> **Aim of the exercise**:
Starting at the first line of the listing below, repeat each line exactly until the line containing "const panelTitles = ['Studios', '1", which you include. Leave out pictures.

> **Data**:
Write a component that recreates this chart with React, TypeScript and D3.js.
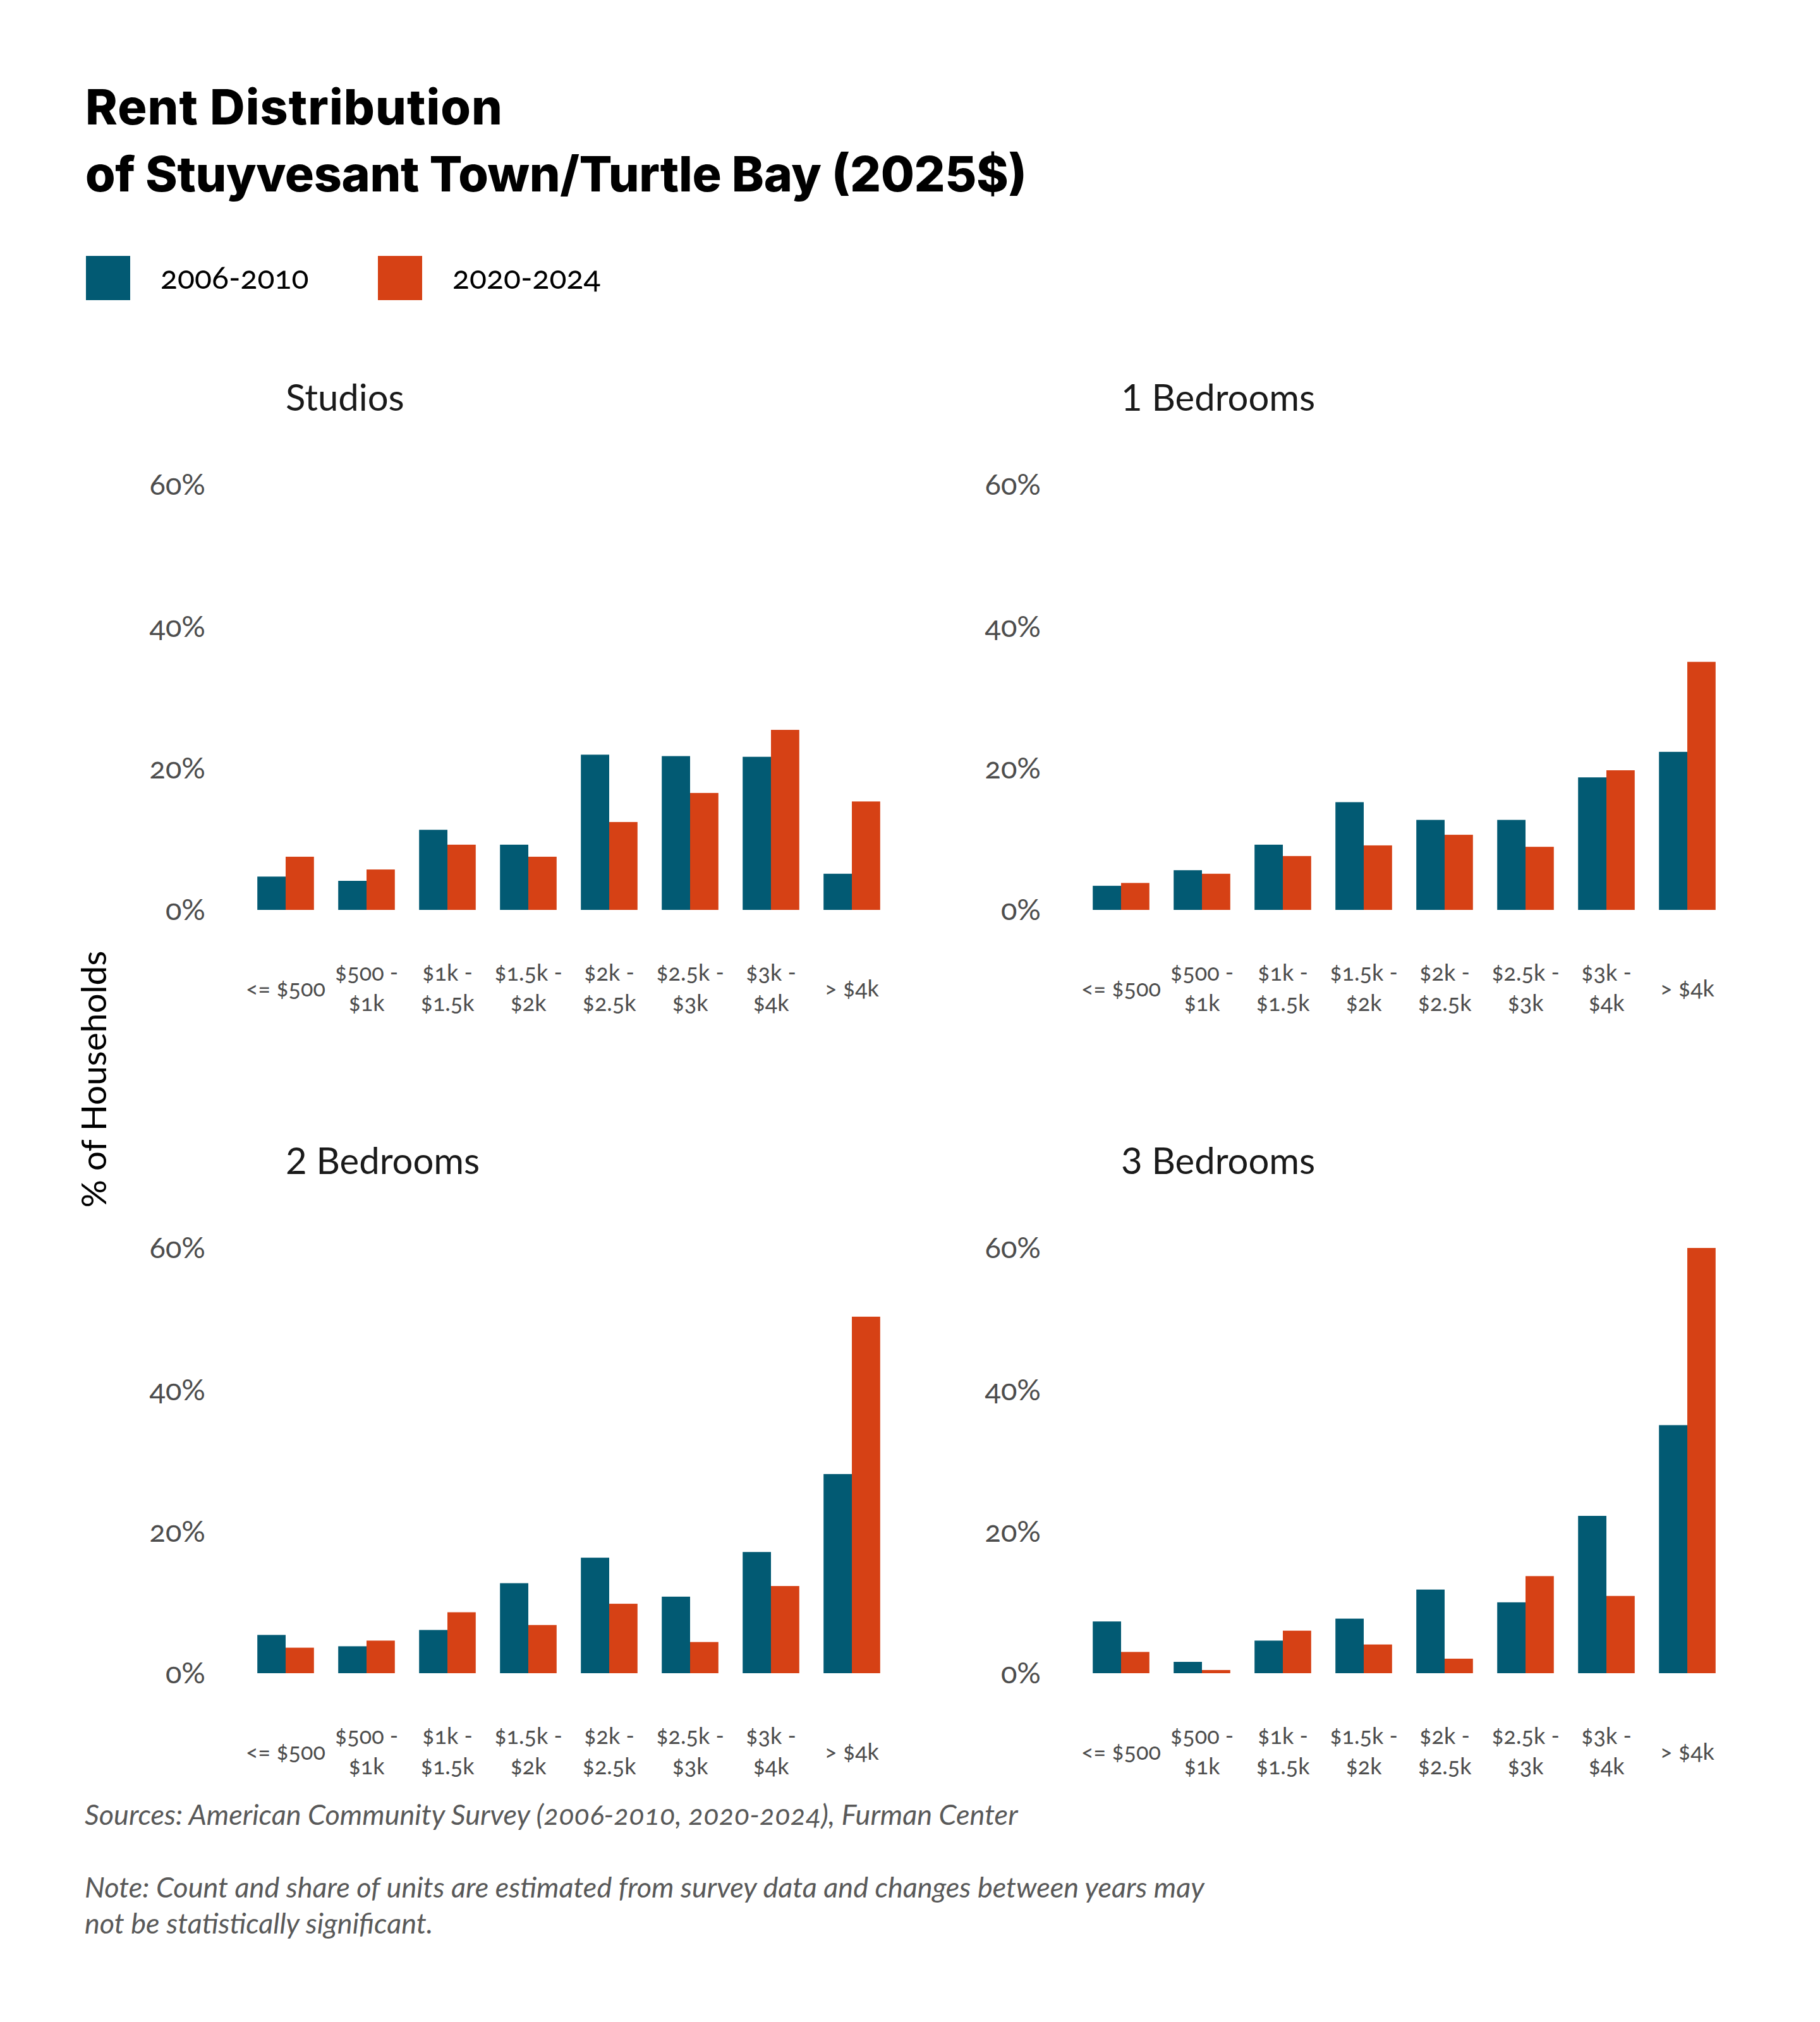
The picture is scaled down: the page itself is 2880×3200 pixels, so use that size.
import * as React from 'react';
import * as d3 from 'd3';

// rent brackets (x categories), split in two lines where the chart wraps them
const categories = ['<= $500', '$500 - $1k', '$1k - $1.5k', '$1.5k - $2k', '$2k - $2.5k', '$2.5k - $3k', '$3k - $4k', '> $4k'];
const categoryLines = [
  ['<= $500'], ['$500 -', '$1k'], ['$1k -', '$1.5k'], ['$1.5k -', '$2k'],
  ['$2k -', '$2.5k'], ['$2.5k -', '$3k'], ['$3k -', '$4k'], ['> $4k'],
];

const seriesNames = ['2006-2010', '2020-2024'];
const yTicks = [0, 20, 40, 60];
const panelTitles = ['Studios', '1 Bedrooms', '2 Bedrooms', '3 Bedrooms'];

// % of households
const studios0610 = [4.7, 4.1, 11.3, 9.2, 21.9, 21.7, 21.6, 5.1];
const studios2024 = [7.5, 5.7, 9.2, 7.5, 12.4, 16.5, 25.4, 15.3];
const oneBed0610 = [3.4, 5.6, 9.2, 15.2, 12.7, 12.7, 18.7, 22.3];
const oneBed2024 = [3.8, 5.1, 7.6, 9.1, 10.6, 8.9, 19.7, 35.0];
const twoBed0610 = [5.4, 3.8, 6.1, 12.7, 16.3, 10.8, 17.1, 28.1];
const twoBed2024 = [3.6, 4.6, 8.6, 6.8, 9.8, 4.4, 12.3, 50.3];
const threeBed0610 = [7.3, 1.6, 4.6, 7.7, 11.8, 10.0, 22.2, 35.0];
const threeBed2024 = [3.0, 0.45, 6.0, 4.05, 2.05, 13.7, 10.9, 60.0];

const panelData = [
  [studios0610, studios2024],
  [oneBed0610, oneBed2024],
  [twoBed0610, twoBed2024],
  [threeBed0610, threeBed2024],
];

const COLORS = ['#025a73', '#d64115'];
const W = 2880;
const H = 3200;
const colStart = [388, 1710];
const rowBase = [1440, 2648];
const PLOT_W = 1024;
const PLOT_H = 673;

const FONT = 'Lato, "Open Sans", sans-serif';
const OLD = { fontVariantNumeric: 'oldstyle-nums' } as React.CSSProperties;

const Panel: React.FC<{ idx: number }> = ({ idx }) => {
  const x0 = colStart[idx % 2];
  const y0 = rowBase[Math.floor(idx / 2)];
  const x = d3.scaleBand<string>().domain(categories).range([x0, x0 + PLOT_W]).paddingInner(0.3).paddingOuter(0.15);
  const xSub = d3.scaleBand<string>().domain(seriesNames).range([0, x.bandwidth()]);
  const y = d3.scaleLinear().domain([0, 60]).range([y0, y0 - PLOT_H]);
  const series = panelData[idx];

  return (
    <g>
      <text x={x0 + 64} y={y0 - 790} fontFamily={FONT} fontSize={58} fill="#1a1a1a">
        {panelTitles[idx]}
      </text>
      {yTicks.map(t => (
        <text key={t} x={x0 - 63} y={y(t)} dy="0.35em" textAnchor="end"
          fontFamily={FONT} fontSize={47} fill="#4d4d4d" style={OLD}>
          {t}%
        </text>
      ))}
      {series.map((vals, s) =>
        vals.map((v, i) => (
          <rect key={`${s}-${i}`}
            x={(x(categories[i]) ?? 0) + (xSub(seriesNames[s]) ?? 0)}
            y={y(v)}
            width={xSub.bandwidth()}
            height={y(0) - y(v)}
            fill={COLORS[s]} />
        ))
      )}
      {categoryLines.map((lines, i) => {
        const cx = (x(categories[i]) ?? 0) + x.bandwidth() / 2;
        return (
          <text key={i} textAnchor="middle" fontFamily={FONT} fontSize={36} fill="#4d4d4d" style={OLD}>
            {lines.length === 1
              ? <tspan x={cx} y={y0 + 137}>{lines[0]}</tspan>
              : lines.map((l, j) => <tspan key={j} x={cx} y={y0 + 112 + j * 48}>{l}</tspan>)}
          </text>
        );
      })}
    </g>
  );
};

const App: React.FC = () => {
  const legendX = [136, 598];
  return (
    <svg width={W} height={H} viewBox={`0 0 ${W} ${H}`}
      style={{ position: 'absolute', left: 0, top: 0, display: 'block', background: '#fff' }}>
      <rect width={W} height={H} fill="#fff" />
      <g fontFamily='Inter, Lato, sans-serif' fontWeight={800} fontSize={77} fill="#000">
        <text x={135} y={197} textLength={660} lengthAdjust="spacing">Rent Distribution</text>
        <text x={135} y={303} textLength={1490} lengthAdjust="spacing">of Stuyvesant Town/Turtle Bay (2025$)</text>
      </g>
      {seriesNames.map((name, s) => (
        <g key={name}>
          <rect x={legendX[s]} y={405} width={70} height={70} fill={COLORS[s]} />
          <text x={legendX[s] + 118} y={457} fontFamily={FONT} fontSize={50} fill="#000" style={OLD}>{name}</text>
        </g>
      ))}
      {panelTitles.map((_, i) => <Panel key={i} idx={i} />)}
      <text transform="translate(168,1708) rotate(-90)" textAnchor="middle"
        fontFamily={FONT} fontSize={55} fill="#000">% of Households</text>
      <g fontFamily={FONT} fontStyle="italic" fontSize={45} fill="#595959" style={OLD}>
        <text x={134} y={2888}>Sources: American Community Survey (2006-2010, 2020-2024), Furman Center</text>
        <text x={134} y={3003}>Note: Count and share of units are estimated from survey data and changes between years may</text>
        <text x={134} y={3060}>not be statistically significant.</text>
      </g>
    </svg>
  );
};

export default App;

> **Exercise answer**:
Write a component that recreates this chart with React, TypeScript and D3.js.
The picture is scaled down: the page itself is 2880×3200 pixels, so use that size.
import * as React from 'react';
import * as d3 from 'd3';

// rent brackets (x categories), split in two lines where the chart wraps them
const categories = ['<= $500', '$500 - $1k', '$1k - $1.5k', '$1.5k - $2k', '$2k - $2.5k', '$2.5k - $3k', '$3k - $4k', '> $4k'];
const categoryLines = [
  ['<= $500'], ['$500 -', '$1k'], ['$1k -', '$1.5k'], ['$1.5k -', '$2k'],
  ['$2k -', '$2.5k'], ['$2.5k -', '$3k'], ['$3k -', '$4k'], ['> $4k'],
];

const seriesNames = ['2006-2010', '2020-2024'];
const yTicks = [0, 20, 40, 60];
const panelTitles = ['Studios', '1 Bedrooms', '2 Bedrooms', '3 Bedrooms'];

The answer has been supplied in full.